======== Data provided ========
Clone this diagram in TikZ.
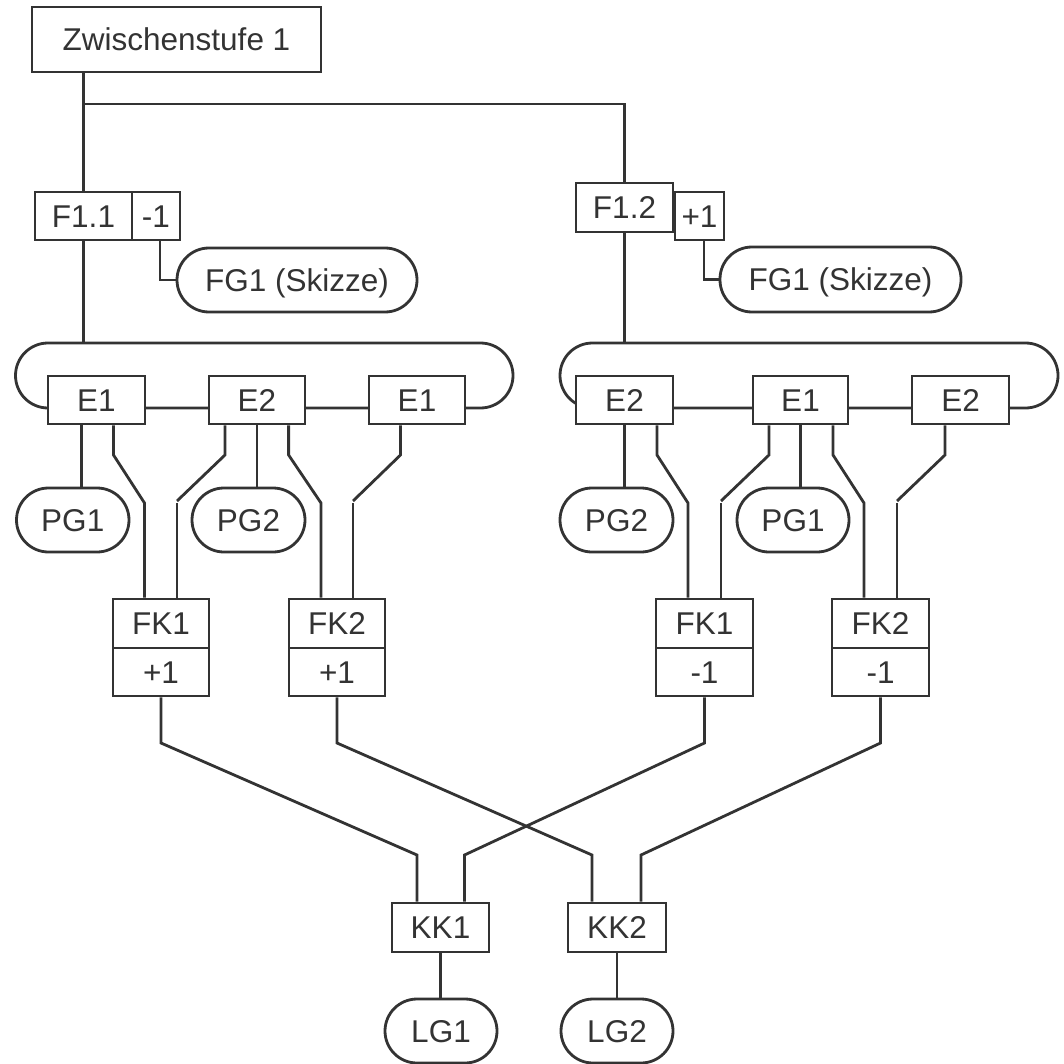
\documentclass[tikz,border=0pt]{standalone}
\usepackage{fontspec}
\setmainfont{Liberation Sans}
\definecolor{linegray}{HTML}{333333}
\definecolor{textgray}{HTML}{333333}

% vertical drop from a box, a slanted jog, then down into the next box
\newcommand\branch[2]{%
  \draw[wire] (#1) -- (#1 |- kneeA) -- (#2 |- kneeB) -- (#2);}
% same, but the jog and the lower leg are separate strokes
\newcommand\branchsplit[2]{%
  \draw[wire] (#1) -- (#1 |- kneeA) -- (#2 |- kneeAB);
  \draw[wire] (#2 |- kneeB) -- (#2);}
\newcommand\lowbranch[2]{%
  \draw[wire] (#1) -- (#1 |- kneeC) -- (#2 |- kneeD) -- (#2);}

\begin{document}
\begin{tikzpicture}[x=1pt,y=-1pt,
  wire/.style={draw=linegray, line width=2.8pt},
  box/.style={draw=linegray, line width=2.8pt, fill=white, rectangle,
    inner sep=0pt, text=textgray, text height=22.5pt, text depth=0pt,
    font=\fontsize{31.5}{36}\selectfont},
  pill/.style={box, rounded corners=32pt},
  sz/.style 2 args={minimum width=#1, minimum height=#2}]

\useasboundingbox (0,0) rectangle (1063,1064);

% level markers
\coordinate (jn) at (0,104);
\coordinate (grptop) at (0,343);
\coordinate (kneeA) at (0,455);
\coordinate (kneeAB) at (0,501);
\coordinate (kneeB) at (0,503);
\coordinate (kneeC) at (0,743);
\coordinate (kneeD) at (0,855);

% loops around the element rows
\draw[wire, rounded corners=32.5pt] (15.5,343) rectangle (513,408);
\draw[wire, rounded corners=32.5pt] (560,343) rectangle (1058,408);

% top stage
\node[box, sz={289pt}{65pt}] (zw) at (176.5,39.5) {Zwischenstufe 1};

% first branch
\node[box, sz={97pt}{48pt}] (f11) at (83.5,216) {F1.1};
\node[box, sz={48pt}{48pt}] (m1) at (156,216) {-1};
\node[pill, sz={240pt}{64pt}] (fg1l) at (297,280) {FG1 (Skizze)};

% second branch
\node[box, sz={97pt}{49pt}] (f12) at (624.5,207.5) {F1.2};
\node[box, sz={49pt}{48pt}] (p1) at (699.5,216) {+1};
\node[pill, sz={241pt}{65pt}] (fg1r) at (840.5,279.5) {FG1 (Skizze)};

% element rows
\node[box, sz={97pt}{48pt}] (e1a) at (96.5,400) {E1};
\node[box, sz={96pt}{48pt}] (e2a) at (257,400) {E2};
\node[box, sz={96pt}{48pt}] (e1b) at (417,400) {E1};
\node[box, sz={97pt}{48pt}] (e2c) at (624.5,400) {E2};
\node[box, sz={95pt}{48pt}] (e1c) at (800.5,400) {E1};
\node[box, sz={97pt}{48pt}] (e2d) at (960.5,400) {E2};

% part groups
\node[pill, sz={112.5pt}{64pt}] (pg1a) at (72.75,520) {PG1};
\node[pill, sz={113pt}{64pt}] (pg2a) at (248.5,520) {PG2};
\node[pill, sz={113pt}{64pt}] (pg2c) at (616.5,520) {PG2};
\node[pill, sz={112pt}{64pt}] (pg1c) at (793,520) {PG1};

% FK boxes with their values
\node[box, sz={96pt}{49pt}] (fk1a) at (161,623.5) {FK1};
\node[box, sz={96pt}{48pt}] (fk1av) at (161,672) {+1};
\node[box, sz={96pt}{49pt}] (fk2a) at (337,623.5) {FK2};
\node[box, sz={96pt}{48pt}] (fk2av) at (337,672) {+1};
\node[box, sz={97pt}{49pt}] (fk1c) at (704.5,623.5) {FK1};
\node[box, sz={97pt}{48pt}] (fk1cv) at (704.5,672) {-1};
\node[box, sz={97pt}{49pt}] (fk2c) at (880.5,623.5) {FK2};
\node[box, sz={97pt}{48pt}] (fk2cv) at (880.5,672) {-1};

% KK boxes and load groups
\node[box, sz={97pt}{49pt}] (kk1) at (440.5,927.5) {KK1};
\node[box, sz={98pt}{49pt}] (kk2) at (617,927.5) {KK2};
\node[pill, sz={112pt}{64pt}] (lg1) at (441,1031) {LG1};
\node[pill, sz={112pt}{64pt}] (lg2) at (617,1031) {LG2};

% upper connectors
\draw[wire] (f11.north) -- (f11.north |- zw.south);
\draw[wire] (f11.north |- jn) -| (f12.north);
\draw[wire] (f11.south) -- (f11.south |- grptop);
\draw[wire] (f12.south) -- (f12.south |- grptop);
\draw[wire] ([xshift=4pt]m1.south) |- (fg1l.west);
\draw[wire] ([xshift=4.5pt]p1.south) |- (fg1r.west);

% elements to part groups
\coordinate (s1) at ([xshift=-15pt]e1a.south);
\draw[wire] (s1) -- (s1 |- pg1a.north);
\draw[wire] (e2a.south) -- (e2a.south |- pg2a.north);
\draw[wire] (e2c.south) -- (e2c.south |- pg2c.north);
\draw[wire] (e1c.south) -- (e1c.south |- pg1c.north);

% elements to FK boxes, left half
\coordinate (a1) at ([xshift=17pt]e1a.south);
\coordinate (b1) at ([xshift=-16.5pt]fk1a.north);
\coordinate (a2) at ([xshift=-32pt]e2a.south);
\coordinate (b2) at ([xshift=16pt]fk1a.north);
\coordinate (a3) at ([xshift=31.6pt]e2a.south);
\coordinate (b3) at ([xshift=-16pt]fk2a.north);
\coordinate (a4) at ([xshift=-16.5pt]e1b.south);
\coordinate (b4) at ([xshift=16pt]fk2a.north);
\branch{a1}{b1}
\branchsplit{a2}{b2}
\branch{a3}{b3}
\branchsplit{a4}{b4}

% elements to FK boxes, right half
\coordinate (a5) at ([xshift=32.5pt]e2c.south);
\coordinate (b5) at ([xshift=-16.5pt]fk1c.north);
\coordinate (a6) at ([xshift=-31.5pt]e1c.south);
\coordinate (b6) at ([xshift=16.5pt]fk1c.north);
\coordinate (a7) at ([xshift=32.5pt]e1c.south);
\coordinate (b7) at ([xshift=-16.5pt]fk2c.north);
\coordinate (a8) at ([xshift=-15.5pt]e2d.south);
\coordinate (b8) at ([xshift=16.5pt]fk2c.north);
\branch{a5}{b5}
\branchsplit{a6}{b6}
\branch{a7}{b7}
\branchsplit{a8}{b8}

% FK values to KK boxes
\coordinate (k1) at ([xshift=-23.5pt]kk1.north);
\coordinate (k2) at ([xshift=-25pt]kk2.north);
\coordinate (k3) at ([xshift=24pt]kk1.north);
\coordinate (k4) at ([xshift=24pt]kk2.north);
\lowbranch{fk1av.south}{k1}
\lowbranch{fk2av.south}{k2}
\lowbranch{fk1cv.south}{k3}
\lowbranch{fk2cv.south}{k4}

% KK boxes to load groups
\draw[wire] (kk1.south) -- (kk1.south |- lg1.north);
\draw[wire] (kk2.south) -- (kk2.south |- lg2.north);
\end{tikzpicture}
\end{document}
========
- [Written problem]:
Restate the entire listing word for word, excluding pictures.

- [Response to this task]:
Clone this diagram in TikZ.
\documentclass[tikz,border=0pt]{standalone}
\usepackage{fontspec}
\setmainfont{Liberation Sans}
\definecolor{linegray}{HTML}{333333}
\definecolor{textgray}{HTML}{333333}

% vertical drop from a box, a slanted jog, then down into the next box
\newcommand\branch[2]{%
  \draw[wire] (#1) -- (#1 |- kneeA) -- (#2 |- kneeB) -- (#2);}
% same, but the jog and the lower leg are separate strokes
\newcommand\branchsplit[2]{%
  \draw[wire] (#1) -- (#1 |- kneeA) -- (#2 |- kneeAB);
  \draw[wire] (#2 |- kneeB) -- (#2);}
\newcommand\lowbranch[2]{%
  \draw[wire] (#1) -- (#1 |- kneeC) -- (#2 |- kneeD) -- (#2);}

\begin{document}
\begin{tikzpicture}[x=1pt,y=-1pt,
  wire/.style={draw=linegray, line width=2.8pt},
  box/.style={draw=linegray, line width=2.8pt, fill=white, rectangle,
    inner sep=0pt, text=textgray, text height=22.5pt, text depth=0pt,
    font=\fontsize{31.5}{36}\selectfont},
  pill/.style={box, rounded corners=32pt},
  sz/.style 2 args={minimum width=#1, minimum height=#2}]

\useasboundingbox (0,0) rectangle (1063,1064);

% level markers
\coordinate (jn) at (0,104);
\coordinate (grptop) at (0,343);
\coordinate (kneeA) at (0,455);
\coordinate (kneeAB) at (0,501);
\coordinate (kneeB) at (0,503);
\coordinate (kneeC) at (0,743);
\coordinate (kneeD) at (0,855);

% loops around the element rows
\draw[wire, rounded corners=32.5pt] (15.5,343) rectangle (513,408);
\draw[wire, rounded corners=32.5pt] (560,343) rectangle (1058,408);

% top stage
\node[box, sz={289pt}{65pt}] (zw) at (176.5,39.5) {Zwischenstufe 1};

% first branch
\node[box, sz={97pt}{48pt}] (f11) at (83.5,216) {F1.1};
\node[box, sz={48pt}{48pt}] (m1) at (156,216) {-1};
\node[pill, sz={240pt}{64pt}] (fg1l) at (297,280) {FG1 (Skizze)};

% second branch
\node[box, sz={97pt}{49pt}] (f12) at (624.5,207.5) {F1.2};
\node[box, sz={49pt}{48pt}] (p1) at (699.5,216) {+1};
\node[pill, sz={241pt}{65pt}] (fg1r) at (840.5,279.5) {FG1 (Skizze)};

% element rows
\node[box, sz={97pt}{48pt}] (e1a) at (96.5,400) {E1};
\node[box, sz={96pt}{48pt}] (e2a) at (257,400) {E2};
\node[box, sz={96pt}{48pt}] (e1b) at (417,400) {E1};
\node[box, sz={97pt}{48pt}] (e2c) at (624.5,400) {E2};
\node[box, sz={95pt}{48pt}] (e1c) at (800.5,400) {E1};
\node[box, sz={97pt}{48pt}] (e2d) at (960.5,400) {E2};

% part groups
\node[pill, sz={112.5pt}{64pt}] (pg1a) at (72.75,520) {PG1};
\node[pill, sz={113pt}{64pt}] (pg2a) at (248.5,520) {PG2};
\node[pill, sz={113pt}{64pt}] (pg2c) at (616.5,520) {PG2};
\node[pill, sz={112pt}{64pt}] (pg1c) at (793,520) {PG1};

% FK boxes with their values
\node[box, sz={96pt}{49pt}] (fk1a) at (161,623.5) {FK1};
\node[box, sz={96pt}{48pt}] (fk1av) at (161,672) {+1};
\node[box, sz={96pt}{49pt}] (fk2a) at (337,623.5) {FK2};
\node[box, sz={96pt}{48pt}] (fk2av) at (337,672) {+1};
\node[box, sz={97pt}{49pt}] (fk1c) at (704.5,623.5) {FK1};
\node[box, sz={97pt}{48pt}] (fk1cv) at (704.5,672) {-1};
\node[box, sz={97pt}{49pt}] (fk2c) at (880.5,623.5) {FK2};
\node[box, sz={97pt}{48pt}] (fk2cv) at (880.5,672) {-1};

% KK boxes and load groups
\node[box, sz={97pt}{49pt}] (kk1) at (440.5,927.5) {KK1};
\node[box, sz={98pt}{49pt}] (kk2) at (617,927.5) {KK2};
\node[pill, sz={112pt}{64pt}] (lg1) at (441,1031) {LG1};
\node[pill, sz={112pt}{64pt}] (lg2) at (617,1031) {LG2};

% upper connectors
\draw[wire] (f11.north) -- (f11.north |- zw.south);
\draw[wire] (f11.north |- jn) -| (f12.north);
\draw[wire] (f11.south) -- (f11.south |- grptop);
\draw[wire] (f12.south) -- (f12.south |- grptop);
\draw[wire] ([xshift=4pt]m1.south) |- (fg1l.west);
\draw[wire] ([xshift=4.5pt]p1.south) |- (fg1r.west);

% elements to part groups
\coordinate (s1) at ([xshift=-15pt]e1a.south);
\draw[wire] (s1) -- (s1 |- pg1a.north);
\draw[wire] (e2a.south) -- (e2a.south |- pg2a.north);
\draw[wire] (e2c.south) -- (e2c.south |- pg2c.north);
\draw[wire] (e1c.south) -- (e1c.south |- pg1c.north);

% elements to FK boxes, left half
\coordinate (a1) at ([xshift=17pt]e1a.south);
\coordinate (b1) at ([xshift=-16.5pt]fk1a.north);
\coordinate (a2) at ([xshift=-32pt]e2a.south);
\coordinate (b2) at ([xshift=16pt]fk1a.north);
\coordinate (a3) at ([xshift=31.6pt]e2a.south);
\coordinate (b3) at ([xshift=-16pt]fk2a.north);
\coordinate (a4) at ([xshift=-16.5pt]e1b.south);
\coordinate (b4) at ([xshift=16pt]fk2a.north);
\branch{a1}{b1}
\branchsplit{a2}{b2}
\branch{a3}{b3}
\branchsplit{a4}{b4}

% elements to FK boxes, right half
\coordinate (a5) at ([xshift=32.5pt]e2c.south);
\coordinate (b5) at ([xshift=-16.5pt]fk1c.north);
\coordinate (a6) at ([xshift=-31.5pt]e1c.south);
\coordinate (b6) at ([xshift=16.5pt]fk1c.north);
\coordinate (a7) at ([xshift=32.5pt]e1c.south);
\coordinate (b7) at ([xshift=-16.5pt]fk2c.north);
\coordinate (a8) at ([xshift=-15.5pt]e2d.south);
\coordinate (b8) at ([xshift=16.5pt]fk2c.north);
\branch{a5}{b5}
\branchsplit{a6}{b6}
\branch{a7}{b7}
\branchsplit{a8}{b8}

% FK values to KK boxes
\coordinate (k1) at ([xshift=-23.5pt]kk1.north);
\coordinate (k2) at ([xshift=-25pt]kk2.north);
\coordinate (k3) at ([xshift=24pt]kk1.north);
\coordinate (k4) at ([xshift=24pt]kk2.north);
\lowbranch{fk1av.south}{k1}
\lowbranch{fk2av.south}{k2}
\lowbranch{fk1cv.south}{k3}
\lowbranch{fk2cv.south}{k4}

% KK boxes to load groups
\draw[wire] (kk1.south) -- (kk1.south |- lg1.north);
\draw[wire] (kk2.south) -- (kk2.south |- lg2.north);
\end{tikzpicture}
\end{document}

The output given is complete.